Le istituzioni europee che godono di queste competenze, oltre a tutte le altre che, pur essendo primarie, debbono essere condivise con gli stati membri, sono state definite dal Trattato di Lisbona – che può essere definito la carta costituzionale dell’Unione – e sono le seguenti sette: il Parlamento Europeo, il Consiglio dell’Unione, il Consiglio europeo, la Commissione, la Banca Centrale Europea, la Corte Europea di Giustizia, e la Corte dei Conti Europea.
Il potere legiferante è esercitato fondamentalmente dal Parlamento, dal Consiglio dell’Unione e dalla Commissione, mentre il Consiglio Europeo è la suprema autorità politica della UE, con funzioni simili al Presidente della Repubblica in una repubblica parlamentare.
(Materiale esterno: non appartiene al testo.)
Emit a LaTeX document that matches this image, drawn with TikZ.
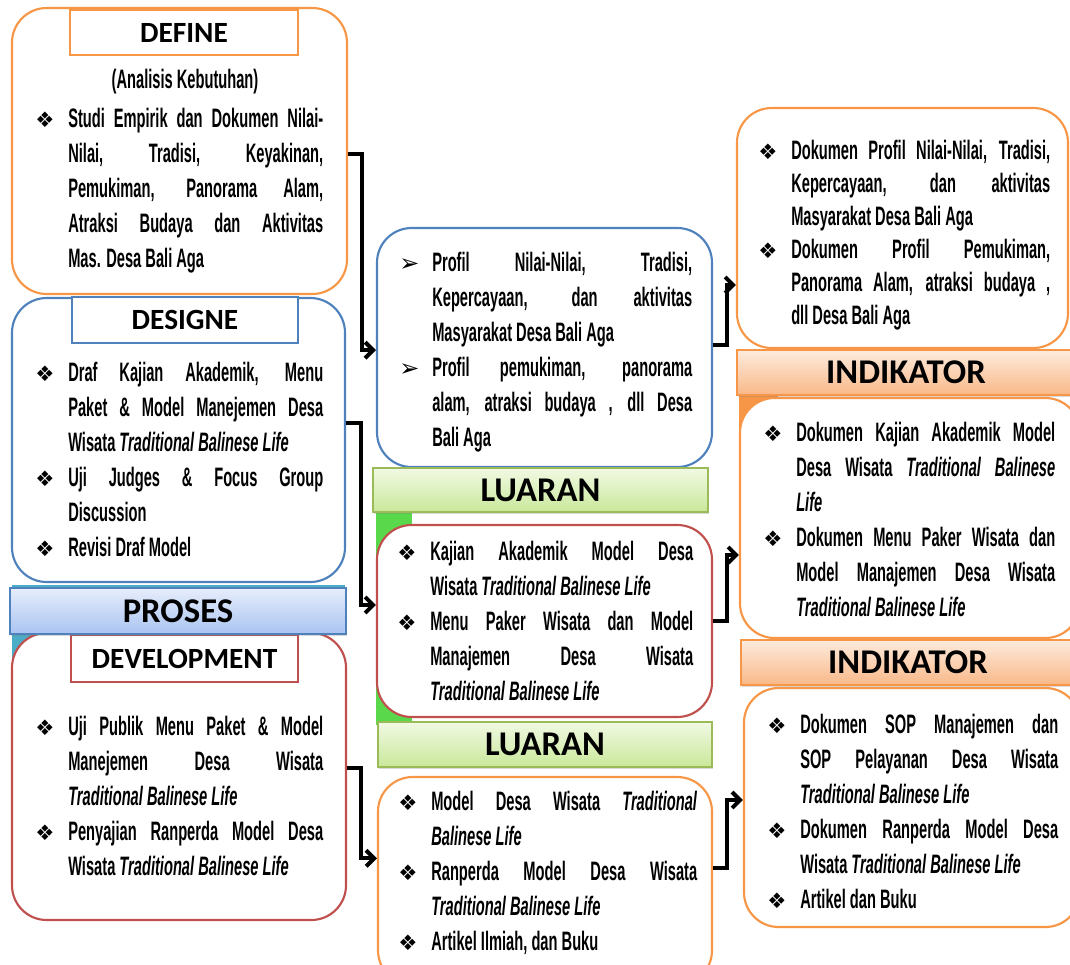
\documentclass[tikz,border=0pt]{standalone}
\usepackage{fontspec}
\setmainfont{Liberation Sans}[FakeStretch=0.55]
\newfontfamily\headfont{Carlito}
\newfontfamily\dingfont{DejaVu Sans}
\usetikzlibrary{arrows.meta, positioning, shadows}

\definecolor{boxorange}{HTML}{F79646}
\definecolor{boxblue}{HTML}{4F81BD}
\definecolor{boxred}{HTML}{C0504D}
\definecolor{boxgreen}{HTML}{9BBB59}
\definecolor{tealband}{HTML}{4BACC6}
\definecolor{limeband}{HTML}{5AD84C}
\definecolor{proTop}{HTML}{E6EDFB}
\definecolor{proBot}{HTML}{A9C4F1}
\definecolor{luaTop}{HTML}{F1F9E3}
\definecolor{luaBot}{HTML}{C9E89A}
\definecolor{indTop}{HTML}{FDEBDD}
\definecolor{indBot}{HTML}{F9B888}

% bullet lines with hanging indent
\newcommand{\dia}[1]{\par\noindent\hangindent=24.75pt\hangafter=1\makebox[24.75pt][l]{\dingfont\fontsize{16}{16}\selectfont ❖}\strut#1\par}
\newcommand{\tip}[1]{\par\noindent\hangindent=24.75pt\hangafter=1\makebox[24.75pt][l]{\dingfont\fontsize{18}{18}\selectfont ➢}\strut#1\par}
\newcommand{\tbl}{\textit{Traditional Balinese Life}}

\begin{document}
\begin{tikzpicture}[x=0.75pt, y=-0.75pt,
    panel/.style={draw, line width=1.6pt, rounded corners=26pt, fill=white, inner sep=0pt},
    tag/.style={draw, line width=1.6pt, fill=white, inner sep=0pt, font=\headfont\bfseries\fontsize{22}{22}\selectfont},
    banner/.style={draw, line width=0.8pt, inner sep=0pt, font=\headfont\bfseries\fontsize{26}{26}\selectfont,
        drop shadow={opacity=0.3, shadow xshift=0.8pt, shadow yshift=-1.6pt}},
    txt/.style={anchor=north west, inner sep=0pt, align=justify, font=\bfseries\fontsize{20}{26.25}\selectfont},
    conn/.style={line width=3pt, -{Straight Barb[length=6pt, width=12pt]}}]
    \useasboundingbox (0,0) rectangle (1070,964);

    % bands behind the boxes
    \fill[tealband] (12,585) rectangle (345,600);
    \fill[tealband] (12,585) rectangle (50,700);
    \fill[limeband] (376,505) rectangle (412,725);
    \fill[boxorange] (739,390) rectangle (778,470);

    % PROSES column
    \node[panel, draw=boxorange, minimum width=251.25pt, minimum height=214.5pt] (define) at (179.5,151) {};
    \node[panel, draw=boxblue, minimum width=249.75pt, minimum height=213pt] (designe) at (178.5,440) {};
    \node[panel, draw=boxred, minimum width=250.5pt, minimum height=215.25pt] (develop) at (179,776.5) {};
    \node[tag, draw=boxorange, minimum width=171pt, minimum height=33.75pt] (defineTag) at (184,32.5) {DEFINE};
    \node[tag, draw=boxblue, minimum width=169.5pt, minimum height=34.5pt] (designeTag) at (185,320) {DESIGNE};
    \node[tag, draw=boxred, minimum width=170.25pt, minimum height=35.25pt] (developTag) at (184.5,658.5) {DEVELOPMENT};
    \node[banner, draw=boxblue, top color=proTop, bottom color=proBot, minimum width=252pt, minimum height=34.5pt] (proses) at (178,611) {PROSES};

    % LUARAN column
    \node[panel, draw=boxblue, minimum width=251.25pt, minimum height=179.25pt] (profil) at (544.5,347.5) {};
    \node[panel, draw=boxred, minimum width=251.25pt, minimum height=144pt] (kajian) at (544.5,621) {};
    \node[panel, draw=boxorange, minimum width=250.5pt, minimum height=156pt] (model) at (545,881) {};
    \node[banner, draw=boxgreen, top color=luaTop, bottom color=luaBot, minimum width=251.25pt, minimum height=33pt] (luaranA) at (540.5,490) {LUARAN};
    \node[banner, draw=boxgreen, top color=luaTop, bottom color=luaBot, minimum width=250.5pt, minimum height=33.75pt] (luaranB) at (545,744.5) {LUARAN};

    % INDIKATOR column
    \node[panel, draw=boxorange, minimum width=248.25pt, minimum height=180pt] (dokProfil) at (902.5,228) {};
    \node[panel, draw=boxorange, minimum width=255pt, minimum height=180pt] (dokKajian) at (910,518) {};
    \node[panel, draw=boxorange, minimum width=252pt, minimum height=179.25pt] (dokSop) at (912,807.5) {};
    \node[banner, draw=boxorange, top color=indTop, bottom color=indBot, minimum width=253.5pt, minimum height=33.75pt] (indikA) at (906,372.5) {INDIKATOR};
    \node[banner, draw=boxorange, top color=indTop, bottom color=indBot, minimum width=250.5pt, minimum height=33.75pt] (indikB) at (908,662.5) {INDIKATOR};

    % texts
    \node[font=\bfseries\fontsize{20}{26.25}\selectfont, inner sep=0pt] (defineSub) at (185,82) {(Analisis Kebutuhan)};
    \node[txt, text width=216pt] (defineTxt) at (35,92) {%
        \dia{Studi Empirik dan Dokumen Nilai-\linebreak Nilai, Tradisi, Keyakinan,\linebreak Pemukiman, Panorama Alam,\linebreak Atraksi Budaya dan Aktivitas\linebreak Mas. Desa Bali Aga}};
    \node[txt, text width=216pt] (designeTxt) at (35,346) {%
        \dia{Draf Kajian Akademik, Menu\linebreak Paket \& Model Manejemen Desa\linebreak Wisata \tbl}
        \dia{Uji Judges \& Focus Group\linebreak Discussion}
        \dia{Revisi Draf Model}};
    \node[txt, text width=216pt] (developTxt) at (35,700) {%
        \dia{Uji Publik Menu Paket \& Model\linebreak Manejemen Desa Wisata\linebreak \tbl}
        \dia{Penyajian Ranperda Model Desa\linebreak Wisata \tbl}};
    \node[txt, text width=219.75pt] (profilTxt) at (399,236) {%
        \tip{Profil Nilai-Nilai, Tradisi,\linebreak Kepercayaan, dan aktivitas\linebreak Masyarakat Desa Bali Aga}
        \tip{Profil pemukiman, panorama\linebreak alam, atraksi budaya , dll Desa\linebreak Bali Aga}};
    \node[txt, text width=222pt] (kajianTxt) at (397,525) {%
        \dia{Kajian Akademik Model Desa\linebreak Wisata \tbl}
        \dia{Menu Paker Wisata dan Model\linebreak Manajemen Desa Wisata\linebreak \tbl}};
    \node[txt, text width=224.25pt] (modelTxt) at (398,775) {%
        \dia{Model Desa Wisata \textit{Traditional}\linebreak \textit{Balinese Life}}
        \dia{Ranperda Model Desa Wisata\linebreak \tbl}
        \dia{Artikel Ilmiah, dan Buku}};
    \node[txt, text width=219pt, font=\bfseries\fontsize{20}{24.75}\selectfont] (dokProfilTxt) at (758,126) {%
        \dia{Dokumen Profil Nilai-Nilai, Tradisi,\linebreak Kepercayaan, dan aktivitas\linebreak Masyarakat Desa Bali Aga}
        \dia{Dokumen Profil Pemukiman,\linebreak Panorama Alam, atraksi budaya ,\linebreak dll Desa Bali Aga}};
    \node[txt, text width=219pt] (dokKajianTxt) at (763,406) {%
        \dia{Dokumen Kajian Akademik Model\linebreak Desa Wisata \textit{Traditional Balinese}\linebreak \textit{Life}}
        \dia{Dokumen Menu Paker Wisata dan\linebreak Model Manajemen Desa Wisata\linebreak \tbl}};
    \node[txt, text width=218.25pt] (dokSopTxt) at (767,698) {%
        \dia{Dokumen SOP Manajemen dan\linebreak SOP Pelayanan Desa Wisata\linebreak \tbl}
        \dia{Dokumen Ranperda Model Desa\linebreak Wisata \tbl}
        \dia{Artikel dan Buku}};

    % connectors
    \draw[conn] ([yshift=-2.25pt]define.east) -- ++(14,0) |- ([yshift=-2pt]profil.west);
    \draw[conn] ([yshift=12.75pt]designe.east) -- ++(15,0) |- ([yshift=12pt]kajian.west);
    \draw[conn] ([yshift=6.4pt]develop.east) -- ++(14,0) |- ([yshift=17pt]model.west);
    \draw[conn] ([yshift=2pt]profil.east) -- ++(14,0) |- ([yshift=-42.75pt]dokProfil.west);
    \draw[conn] (kajian.east) -- ++(14,0) |- ([yshift=-27.75pt]dokKajian.west);
    \draw[conn] ([yshift=9.75pt]model.east) -- ++(14,0) |- ([yshift=5.6pt]dokSop.west);
\end{tikzpicture}
\end{document}
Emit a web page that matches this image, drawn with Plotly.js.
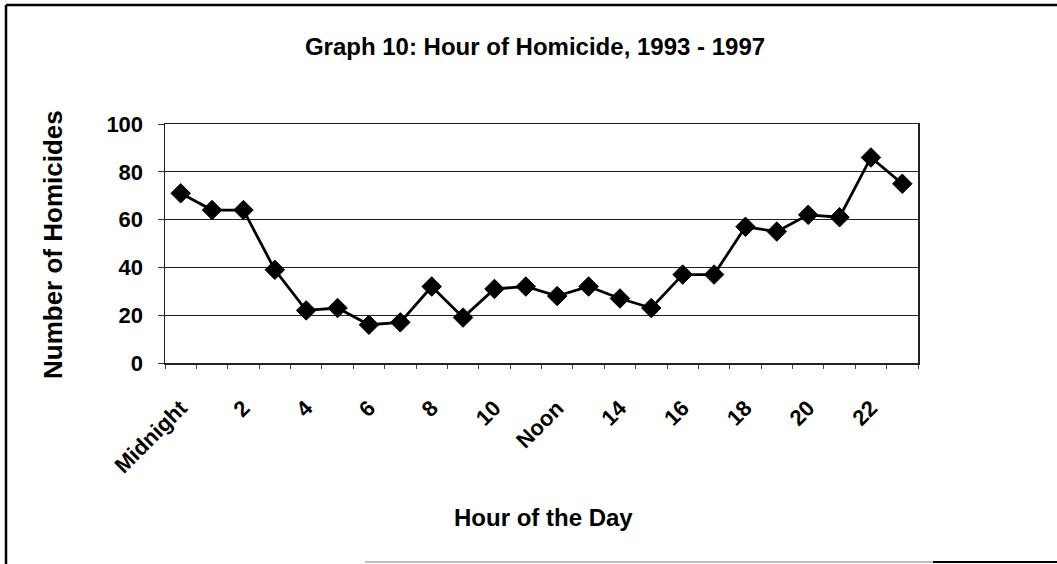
<!DOCTYPE html>
<html>
<head>
<meta charset="utf-8">
<script src="https://cdn.plot.ly/plotly-3.0.1.min.js"></script>
<style>
html,body{margin:0;padding:0;background:#fff;}
#chart{width:1057px;height:564px;}
</style>
</head>
<body>
<div id="chart"></div>
<script>
var hours = [0,1,2,3,4,5,6,7,8,9,10,11,12,13,14,15,16,17,18,19,20,21,22,23];
var homicides = [71,64,64,39,22,23,16,17,32,19,31,32,28,32,27,23,37,37,57,55,62,61,86,75];
var tickPositions = [0,2,4,6,8,10,12,14,16,18,20,22];
var tickLabels = ["Midnight","2","4","6","8","10","Noon","14","16","18","20","22"];

var W = 1057, H = 564;
var L = 165, R = 918, T = 124, B = 363;
function px(p){ return (p - L) / (R - L); }
function py(p){ return (B - p) / (B - T); }

var trace = {
  x: hours,
  y: homicides,
  type: 'scatter',
  mode: 'lines+markers',
  line: {color: '#000', width: 2.8},
  marker: {symbol: 'diamond', size: 15, color: '#000', line: {color: '#000', width: 1}},
  hoverinfo: 'x+y'
};

var fam = '"Liberation Sans", Arial, sans-serif';

var layout = {
  width: W, height: H,
  margin: {l: L, r: W - R, t: T, b: H - B, pad: 0},
  paper_bgcolor: '#fff',
  plot_bgcolor: '#fff',
  showlegend: false,
  font: {family: fam, color: '#000'},
  title: {
    text: '<b>Graph 10: Hour of Homicide, 1993 - 1997</b>',
    font: {family: fam, size: 24, color: '#000'},
    x: 535 / W, xref: 'container', xanchor: 'center', y: 1 - 47/H, yref: 'container', yanchor: 'middle'
  },
  xaxis: {
    type: 'linear',
    range: [-0.5, 23.5],
    tickmode: 'array',
    tickvals: tickPositions,
    ticktext: tickLabels.map(function(s){return '<b>' + s + '</b>';}),
    tickangle: -45,
    ticks: '',
    ticklabelstandoff: 22,
    tickfont: {family: fam, size: 22, color: '#000'},
    showgrid: false,
    zeroline: false,
    showline: true,
    linecolor: '#222',
    linewidth: 1.5,
    mirror: true,
    minor: {tickmode: 'linear', tick0: -0.5, dtick: 1, ticks: 'outside', ticklen: 4, tickcolor: '#444', showgrid: false}
  },
  yaxis: {
    range: [0, 100],
    tickmode: 'linear',
    tick0: 0,
    dtick: 20,
    ticks: 'outside',
    ticklen: 6,
    tickcolor: '#333',
    ticklabelstandoff: 10,
    tickfont: {family: fam, size: 22, color: '#000'},
    tickprefix: '<b>', ticksuffix: '</b>',
    showgrid: true,
    gridcolor: '#222',
    gridwidth: 1,
    zeroline: false,
    showline: true,
    linecolor: '#222',
    linewidth: 1.5,
    mirror: true
  },
  annotations: [
    {text: '<b>Hour of the Day</b>', xref: 'paper', yref: 'paper', x: px(543), y: py(517),
     xanchor: 'center', yanchor: 'middle', showarrow: false, font: {family: fam, size: 24, color: '#000'}},
    {text: '<b>Number of Homicides</b>', xref: 'paper', yref: 'paper', x: px(53), y: py(245),
     xanchor: 'center', yanchor: 'middle', textangle: -90, showarrow: false, font: {family: fam, size: 26, color: '#000'}}
  ],
  shapes: [
    {type: 'line', xref: 'paper', yref: 'paper', x0: px(6), x1: px(6), y0: py(5), y1: py(564), line: {color: '#000', width: 2.5}},
    {type: 'line', xref: 'paper', yref: 'paper', x0: px(6), x1: px(1057), y0: py(5), y1: py(5), line: {color: '#000', width: 2.5}},
    {type: 'line', xref: 'paper', yref: 'paper', x0: px(365), x1: px(933), y0: py(562), y1: py(562), line: {color: '#aaa', width: 1.5}},
    {type: 'line', xref: 'paper', yref: 'paper', x0: px(933), x1: px(1057), y0: py(562), y1: py(562), line: {color: '#000', width: 2}}
  ]
};

Plotly.newPlot('chart', [trace], layout, {displayModeBar: false, staticPlot: true});
</script>
</body>
</html>
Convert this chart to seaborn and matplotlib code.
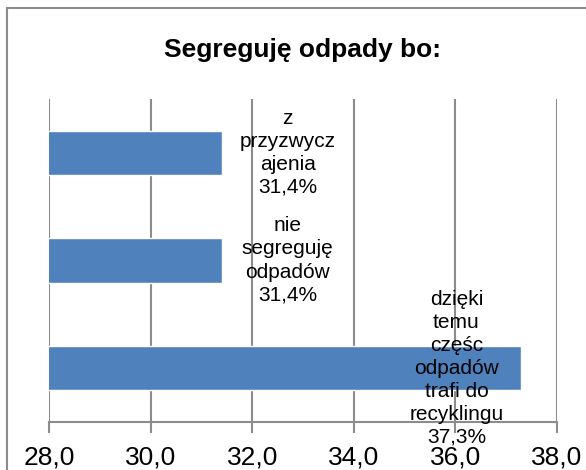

Nel corso degli ultimi dieci anni ha assunto sempre maggiore rilievo la Banca Centrale Europea, che in pratica gestisce la politica monetarie dell’Unione.
L’insieme delle competenze assunte dall’Unione Europea sono molto più ampie di quelle originarie della CEE. Basti pensare ai cosiddetti “criteri di convergenza”, che fissa dei parametri cui tutti gli stati membri debbono ottemperare.
L’Unione Europea attualmente si estende su un’area di 4,3 milioni di chilometri quadrati, con una popolazione di oltre 500 milioni di persone ed un PIL che rappresenta oltre il 26% del PIL mondiale. La sua costituzione – e quello della CEE prima di essa – ha sicuramente favorito la totale assenza di conflitti interni europei . Permangono tuttavia ancora gravi problemi, economici, politici, di stessa condivisione di politiche e di obiettivi, che dovranno necessariamente essere superati se si vuole assicurare un uguale periodo di pace e di sviluppo come gli ultimi 50 anni anche alle prossime generazioni. Molte sono le prove che dovranno essere superate, in primis la BREXIT, ma l’auspicio è che il grande sogno europeo che i Padri fondatori indicarono firmando i Trattati di Roma nel 1957 possa continuare e rafforzarsi anche nel futuro.